If you arrived in SF in the 80’s there were still a number of Italian and Basque restaurants that served you family style.
Much food, with wine (not all that great), but with decent prices.

And when I was in college we could go to a number of places where they had the so-called “happy hour” and besides cheap drinks…lots of free food.
Many times my friends and I would spend two or three consecutive evenings getting plenty to eat all for the cost of a beer.

Ah…the good old days…BC
(Before cholesterol)


thadeus frei August 28, 2008 at 8:12 pm

good luck on the tournement, I might see you there because Im also going with jim.(they changed the time limite at border to 25 then 20 then what ever is left) I won the top quad today beating richard(2060), Jim(1734), and some guy called chris(1700).:)


Carina August 29, 2008 at 4:51 am

I’ve been having a very enjoyable and instructive summer, the first 1½ months spent reading, playing, relaxing and hunting wild cherry trees in the good weather.

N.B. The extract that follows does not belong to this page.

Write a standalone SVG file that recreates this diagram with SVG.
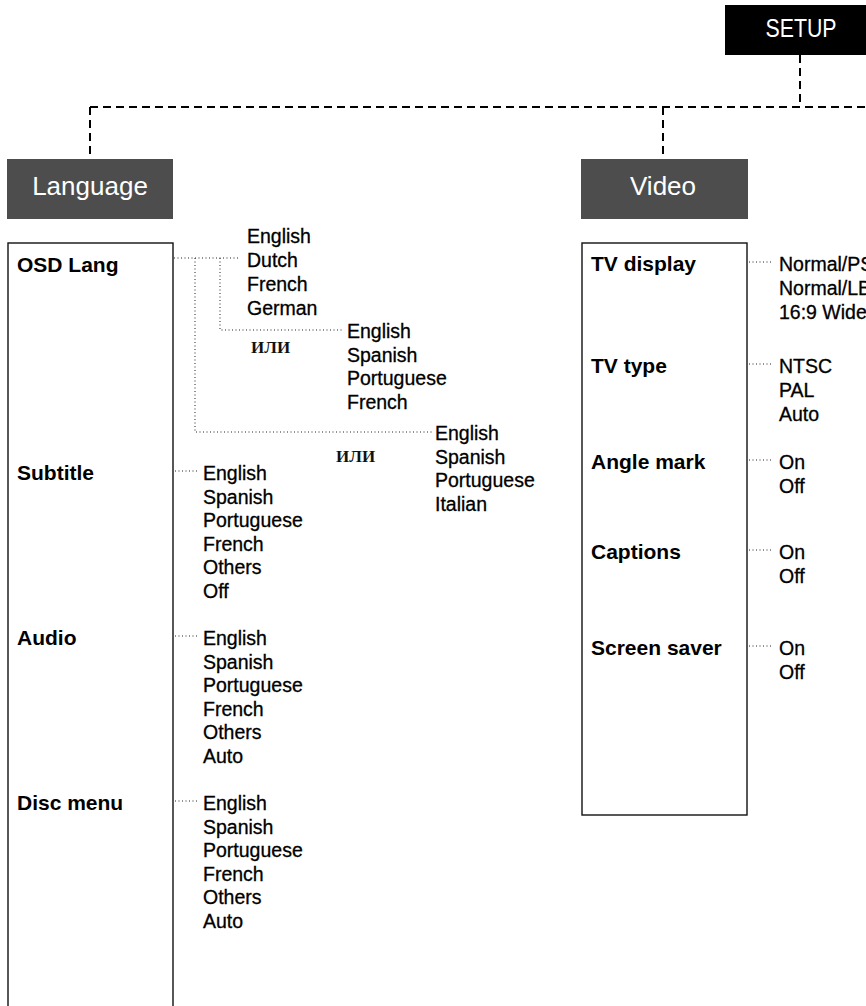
<svg xmlns="http://www.w3.org/2000/svg" width="866" height="1006" viewBox="0 0 866 1006">
<style>
.bg{fill:#fff}
.hdr{fill:#4d4d4d}
.top{fill:#000}
.ht{font-family:"Liberation Sans",Arial,sans-serif;font-size:26px;fill:#fff;text-anchor:middle}
.panel{fill:none;stroke:#111;stroke-width:1.4}
.lbl{font-family:"Liberation Sans",Arial,sans-serif;font-size:21px;font-weight:bold;fill:#000}
.opt{font-family:"Liberation Sans",Arial,sans-serif;font-size:19.5px;fill:#000;stroke:#000;stroke-width:0.3}
.dash{fill:none;stroke:#000;stroke-width:2;stroke-dasharray:8 5}
.dot{fill:none;stroke:#222;stroke-width:1;stroke-dasharray:1 2.5}
.ili{font-family:"Liberation Serif","Times New Roman",serif;font-size:17px;font-weight:bold;fill:#111}
</style>
<rect class="bg" x="0" y="0" width="866" height="1006"/>

<g id="connectors">
  <path class="dash" d="M800 55 V107"/>
  <path class="dash" d="M90 107 H866"/>
  <path class="dash" d="M90 107 V159"/>
  <path class="dash" d="M663 107 V159"/>
  <path class="dot" d="M174 258 H239"/>
  <path class="dot" d="M220 258 V330 H343"/>
  <path class="dot" d="M195 258 V432 H432"/>
  <path class="dot" d="M175 471 H198"/>
  <path class="dot" d="M175 636 H198"/>
  <path class="dot" d="M175 801 H198"/>
  <path class="dot" d="M749 262 H773"/>
  <path class="dot" d="M749 364 H773"/>
  <path class="dot" d="M749 460 H773"/>
  <path class="dot" d="M749 550 H773"/>
  <path class="dot" d="M749 646 H773"/>
</g>

<g id="setup">
  <rect class="top" x="725" y="5" width="160" height="50"/>
  <text class="ht" x="801" y="37" font-size="28" textLength="71" lengthAdjust="spacingAndGlyphs">SETUP</text>
</g>

<g id="language">
  <rect class="hdr" x="7" y="159" width="166" height="60"/>
  <text class="ht" x="90" y="195">Language</text>
</g>

<g id="video">
  <rect class="hdr" x="581" y="159" width="167" height="60"/>
  <text class="ht" x="663" y="195">Video</text>
</g>

<g id="language-panel">
  <rect class="panel" x="8" y="243" width="165" height="790"/>
  <text class="lbl" x="17" y="272">OSD Lang</text>
  <text class="lbl" x="17" y="480">Subtitle</text>
  <text class="lbl" x="17" y="645">Audio</text>
  <text class="lbl" x="17" y="810">Disc menu</text>
</g>

<g id="osd-options">
  <text class="opt" x="247" y="243"><tspan x="247">English</tspan><tspan x="247" dy="24">Dutch</tspan><tspan x="247" dy="24">French</tspan><tspan x="247" dy="24">German</tspan></text>
  <text class="ili" x="251" y="353">ИЛИ</text>
  <text class="opt" x="347" y="338"><tspan x="347">English</tspan><tspan x="347" dy="23.7">Spanish</tspan><tspan x="347" dy="23.7">Portuguese</tspan><tspan x="347" dy="23.7">French</tspan></text>
  <text class="ili" x="336" y="462">ИЛИ</text>
  <text class="opt" x="435" y="440"><tspan x="435">English</tspan><tspan x="435" dy="23.7">Spanish</tspan><tspan x="435" dy="23.7">Portuguese</tspan><tspan x="435" dy="23.7">Italian</tspan></text>
</g>

<g id="subtitle-options">
  <text class="opt" x="203" y="480"><tspan x="203">English</tspan><tspan x="203" dy="23.6">Spanish</tspan><tspan x="203" dy="23.6">Portuguese</tspan><tspan x="203" dy="23.6">French</tspan><tspan x="203" dy="23.6">Others</tspan><tspan x="203" dy="23.6">Off</tspan></text>
</g>

<g id="audio-options">
  <text class="opt" x="203" y="645"><tspan x="203">English</tspan><tspan x="203" dy="23.6">Spanish</tspan><tspan x="203" dy="23.6">Portuguese</tspan><tspan x="203" dy="23.6">French</tspan><tspan x="203" dy="23.6">Others</tspan><tspan x="203" dy="23.6">Auto</tspan></text>
</g>

<g id="disc-menu-options">
  <text class="opt" x="203" y="810"><tspan x="203">English</tspan><tspan x="203" dy="23.6">Spanish</tspan><tspan x="203" dy="23.6">Portuguese</tspan><tspan x="203" dy="23.6">French</tspan><tspan x="203" dy="23.6">Others</tspan><tspan x="203" dy="23.6">Auto</tspan></text>
</g>

<g id="video-panel">
  <rect class="panel" x="582" y="243" width="165" height="572"/>
  <text class="lbl" x="591" y="271">TV display</text>
  <text class="lbl" x="591" y="373">TV type</text>
  <text class="lbl" x="591" y="469">Angle mark</text>
  <text class="lbl" x="591" y="559">Captions</text>
  <text class="lbl" x="591" y="655">Screen saver</text>
</g>

<g id="video-options">
  <text class="opt" x="779" y="271"><tspan x="779">Normal/PS</tspan><tspan x="779" dy="24">Normal/LB</tspan><tspan x="779" dy="24">16:9 Wide</tspan></text>
  <text class="opt" x="779" y="373"><tspan x="779">NTSC</tspan><tspan x="779" dy="24">PAL</tspan><tspan x="779" dy="24">Auto</tspan></text>
  <text class="opt" x="779" y="469"><tspan x="779">On</tspan><tspan x="779" dy="24">Off</tspan></text>
  <text class="opt" x="779" y="559"><tspan x="779">On</tspan><tspan x="779" dy="24">Off</tspan></text>
  <text class="opt" x="779" y="655"><tspan x="779">On</tspan><tspan x="779" dy="24">Off</tspan></text>
</g>
</svg>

The last month was dedicated to a chemistry course, since that was a requirement for the health and nutrition education I’m planning to start next summer. Among the books I’ve been reading, is the Chess Artist, I’m a third through it and it’s enjoyable to me, but I read it in small bits at a time, a chapter every few days. Now I’m back for my last year in the multimedia design school and we’re currently working hard to learn using databases. But I have a comp there, so I have ICC open pretty much all day and watch/go through games. I think that by the end of this school year, my chess will have improved. 😉 I’m not planning on entering a new tournament until I feel as comfortable as I want to feel in my opening and attacking play. I was almost elected for the Danish women OL team that goes to Beijing, but a slightly higher rated girl got it instead. It’s ok though, since I have loads of work to do (and am doing it) with my chess before I feel ready to play over the board, not to mention on a team, again.